As promise, here is a song for everyone: Blackbox by COIN.

Old fall through algorithm

To understand the old fallthrough algorithm we should talk a bit about the CFG. The ClangCFG is a pretty primitive CFG where we have statements in a raw basic block and each block connects with each other via a branch or jump. A basic block in ClangCFG is raw in the sense that it can only contain other statements (operations) and no statements (operations) or blocks can contain it. This means that upon visiting a statement that we care about, we fail to intrinsically have any context over where the statement is in. For example, if we encounter a return statement, we'd like to know if the return is within a switch statement or is it a top level return of a function so as to determine if there is any control flow escaping the switch or not.

In the old algorithm, we take a function as input and get all the reachable blocks of said function, and then the algorithm iterates over each statement in each reachable blocks and check off global variables that determine fall through. This presents a few drawbacks: the algorithm is hard to debug since the majority of decisions are made with a few global variables.

More precisely, all the heavy lifting are done in static ControlFlowKind CheckFallThrough(AnalysisDeclContext &AC)
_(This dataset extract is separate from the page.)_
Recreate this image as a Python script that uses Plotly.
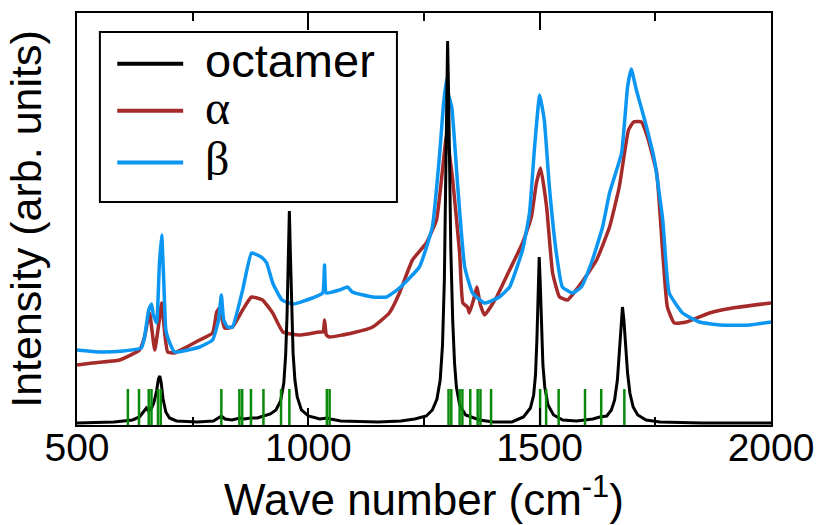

with the following boolean controlling the outcome

  bool HasLiveReturn = false;
  bool HasFakeEdge = false;
  bool HasPlainEdge = false;
  bool HasAbnormalEdge = false;

At the end of CheckFallThrough, the algorithm relies on said boolean to determine the fall through kind

 if (!HasPlainEdge) {
    if (HasLiveReturn)
      return NeverFallThrough;
    return NeverFallThroughOrReturn;
  }
  if (HasAbnormalEdge || HasFakeEdge || HasLiveReturn)
    return MaybeFallThrough;
  // This says AlwaysFallThrough for calls to functions that are not marked
  // noreturn, that don't return.  If people would like this warning to be more
  // accurate, such functions should be marked as noreturn.
  return AlwaysFallThrough;

New algorithm

The new algorithm relies on the ClangIR instead of the traditional CFG. In ClangIR, a block is usually associated with an operation. Moreover, block are usually nested together to form the ClangIR CFG instead of the OG ClangCFG's block-by-block linking style.
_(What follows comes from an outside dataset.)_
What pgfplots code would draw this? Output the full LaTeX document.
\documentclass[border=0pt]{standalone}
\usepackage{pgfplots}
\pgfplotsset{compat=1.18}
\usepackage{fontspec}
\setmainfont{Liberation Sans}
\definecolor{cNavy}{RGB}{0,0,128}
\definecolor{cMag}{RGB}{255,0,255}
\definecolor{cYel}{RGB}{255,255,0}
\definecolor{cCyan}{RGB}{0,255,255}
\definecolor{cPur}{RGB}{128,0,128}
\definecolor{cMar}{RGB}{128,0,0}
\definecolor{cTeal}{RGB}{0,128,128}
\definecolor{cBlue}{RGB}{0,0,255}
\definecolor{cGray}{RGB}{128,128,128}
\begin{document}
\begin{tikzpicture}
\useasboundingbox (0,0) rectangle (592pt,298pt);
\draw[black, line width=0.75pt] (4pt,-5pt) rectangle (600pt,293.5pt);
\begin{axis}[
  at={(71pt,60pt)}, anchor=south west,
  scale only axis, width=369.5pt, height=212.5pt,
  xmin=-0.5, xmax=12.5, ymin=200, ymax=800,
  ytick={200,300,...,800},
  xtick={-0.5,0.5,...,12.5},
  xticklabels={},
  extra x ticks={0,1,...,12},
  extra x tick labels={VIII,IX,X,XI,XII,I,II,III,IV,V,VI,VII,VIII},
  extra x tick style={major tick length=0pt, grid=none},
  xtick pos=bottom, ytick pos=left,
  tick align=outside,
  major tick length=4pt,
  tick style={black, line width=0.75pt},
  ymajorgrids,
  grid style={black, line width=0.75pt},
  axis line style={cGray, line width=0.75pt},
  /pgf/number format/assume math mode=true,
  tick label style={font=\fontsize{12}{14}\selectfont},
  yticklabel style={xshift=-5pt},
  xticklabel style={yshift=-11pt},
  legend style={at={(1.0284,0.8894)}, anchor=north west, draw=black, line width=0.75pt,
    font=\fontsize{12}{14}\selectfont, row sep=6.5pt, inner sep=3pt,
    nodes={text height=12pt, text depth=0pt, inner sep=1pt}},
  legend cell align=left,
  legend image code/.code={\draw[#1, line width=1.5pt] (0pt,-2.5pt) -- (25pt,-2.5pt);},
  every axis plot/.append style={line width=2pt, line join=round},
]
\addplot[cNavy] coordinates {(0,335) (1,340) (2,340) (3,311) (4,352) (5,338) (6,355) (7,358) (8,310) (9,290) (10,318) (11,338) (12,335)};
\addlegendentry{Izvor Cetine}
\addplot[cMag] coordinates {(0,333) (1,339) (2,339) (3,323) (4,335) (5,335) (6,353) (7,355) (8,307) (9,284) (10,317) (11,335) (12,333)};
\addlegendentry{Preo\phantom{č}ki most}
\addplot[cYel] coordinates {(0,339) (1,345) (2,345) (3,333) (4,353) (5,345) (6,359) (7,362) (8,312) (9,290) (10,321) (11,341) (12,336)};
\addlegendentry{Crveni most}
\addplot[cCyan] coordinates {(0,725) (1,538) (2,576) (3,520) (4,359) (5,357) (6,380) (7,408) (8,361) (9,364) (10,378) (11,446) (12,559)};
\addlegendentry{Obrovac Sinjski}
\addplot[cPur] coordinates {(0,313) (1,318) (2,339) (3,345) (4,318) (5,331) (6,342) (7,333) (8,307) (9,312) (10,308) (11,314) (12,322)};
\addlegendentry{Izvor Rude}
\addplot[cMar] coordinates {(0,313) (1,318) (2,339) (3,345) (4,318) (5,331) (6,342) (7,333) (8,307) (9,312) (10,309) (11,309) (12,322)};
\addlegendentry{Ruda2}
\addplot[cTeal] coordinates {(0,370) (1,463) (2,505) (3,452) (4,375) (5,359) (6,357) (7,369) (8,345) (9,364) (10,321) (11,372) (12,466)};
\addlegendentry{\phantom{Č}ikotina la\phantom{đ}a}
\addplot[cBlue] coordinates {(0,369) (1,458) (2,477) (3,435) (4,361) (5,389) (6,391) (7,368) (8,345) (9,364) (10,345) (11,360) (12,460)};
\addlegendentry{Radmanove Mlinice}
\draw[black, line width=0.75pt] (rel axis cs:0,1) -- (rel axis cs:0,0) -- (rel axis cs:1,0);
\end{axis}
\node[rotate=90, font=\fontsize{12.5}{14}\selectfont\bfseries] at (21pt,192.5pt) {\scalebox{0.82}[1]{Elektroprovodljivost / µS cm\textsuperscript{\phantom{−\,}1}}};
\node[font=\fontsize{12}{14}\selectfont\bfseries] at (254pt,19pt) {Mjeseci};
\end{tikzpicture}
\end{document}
The change in the structure means that the new algorithm will be more effective at detecting fall through as well as easier to maintain. The effective comes from being able to deduce context where an operation resides and the ease of maintain came from the modularity and the recursive nature that the new algorithm offers.
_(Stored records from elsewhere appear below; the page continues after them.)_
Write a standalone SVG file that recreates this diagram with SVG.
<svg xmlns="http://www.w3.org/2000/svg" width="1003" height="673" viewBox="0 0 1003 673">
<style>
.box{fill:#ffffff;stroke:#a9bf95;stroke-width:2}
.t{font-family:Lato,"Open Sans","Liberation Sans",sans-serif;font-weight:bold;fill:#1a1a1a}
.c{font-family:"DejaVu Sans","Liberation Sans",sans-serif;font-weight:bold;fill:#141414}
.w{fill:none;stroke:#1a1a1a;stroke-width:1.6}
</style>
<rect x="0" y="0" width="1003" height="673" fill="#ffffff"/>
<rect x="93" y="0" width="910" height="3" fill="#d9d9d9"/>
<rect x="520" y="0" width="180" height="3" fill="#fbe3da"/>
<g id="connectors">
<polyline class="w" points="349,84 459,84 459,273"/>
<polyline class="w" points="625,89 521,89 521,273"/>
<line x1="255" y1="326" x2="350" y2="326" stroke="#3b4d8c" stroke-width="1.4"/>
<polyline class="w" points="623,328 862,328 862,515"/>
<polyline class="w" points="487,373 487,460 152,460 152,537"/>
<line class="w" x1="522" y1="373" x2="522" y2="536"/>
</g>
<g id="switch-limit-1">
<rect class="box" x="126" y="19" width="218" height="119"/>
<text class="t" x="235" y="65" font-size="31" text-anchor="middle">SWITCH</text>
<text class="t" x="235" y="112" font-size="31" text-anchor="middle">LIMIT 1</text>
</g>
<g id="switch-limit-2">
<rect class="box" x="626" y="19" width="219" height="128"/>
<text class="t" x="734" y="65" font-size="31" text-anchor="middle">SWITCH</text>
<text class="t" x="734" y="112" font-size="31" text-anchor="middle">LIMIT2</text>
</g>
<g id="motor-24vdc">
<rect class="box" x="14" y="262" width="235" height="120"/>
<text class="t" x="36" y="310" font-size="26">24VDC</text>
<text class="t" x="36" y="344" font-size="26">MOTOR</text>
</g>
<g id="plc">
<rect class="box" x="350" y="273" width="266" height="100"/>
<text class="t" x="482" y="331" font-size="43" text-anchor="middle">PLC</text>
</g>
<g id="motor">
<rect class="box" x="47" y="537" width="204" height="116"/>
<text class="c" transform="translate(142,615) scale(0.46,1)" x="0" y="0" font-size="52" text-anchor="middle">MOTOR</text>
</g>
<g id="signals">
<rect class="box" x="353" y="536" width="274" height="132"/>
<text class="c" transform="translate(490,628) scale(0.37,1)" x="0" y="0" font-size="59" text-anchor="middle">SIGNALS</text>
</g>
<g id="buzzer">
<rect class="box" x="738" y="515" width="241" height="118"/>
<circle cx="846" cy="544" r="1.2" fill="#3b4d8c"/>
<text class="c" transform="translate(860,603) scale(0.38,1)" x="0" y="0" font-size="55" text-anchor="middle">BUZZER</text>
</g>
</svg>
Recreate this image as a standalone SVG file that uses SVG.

In the new algorithm, a function (CIR_FuncOp) is fallthrough-able if one of its block (mlir::Block) is fallthrough-able.

A block is fallthrough-able if one of its operations inside it is fallthrough-able.

An operation (CIR operations that inherit from mlir::Operation) is fallthrough-able if

  • through special handling, it is fallthrough-able.
  • if it is block-like, then some of its operations inside it should be fallthrough-able.

Below are some special handling for some operations:

ReturnOp:

  • If this is an implicit return, then it’s considered fallthrough-able if either (1) a fallthrough has already occurred earlier in the same container where the return op resides, or (2) this is the first operation encountered by the fallthrough analysis.

SwitchOp:

  • If the switch op is handling an enum and the switch handles all case of the enum or if the switch has a default case, and all of the cases (CaseOp) is fallthrough-able, then it not fallthrough-able. Otherwise, it is fallthrough-able

CaseOp:

  • If one of the blocks in the operation is fallthrough-able, then it is fallthrough-able.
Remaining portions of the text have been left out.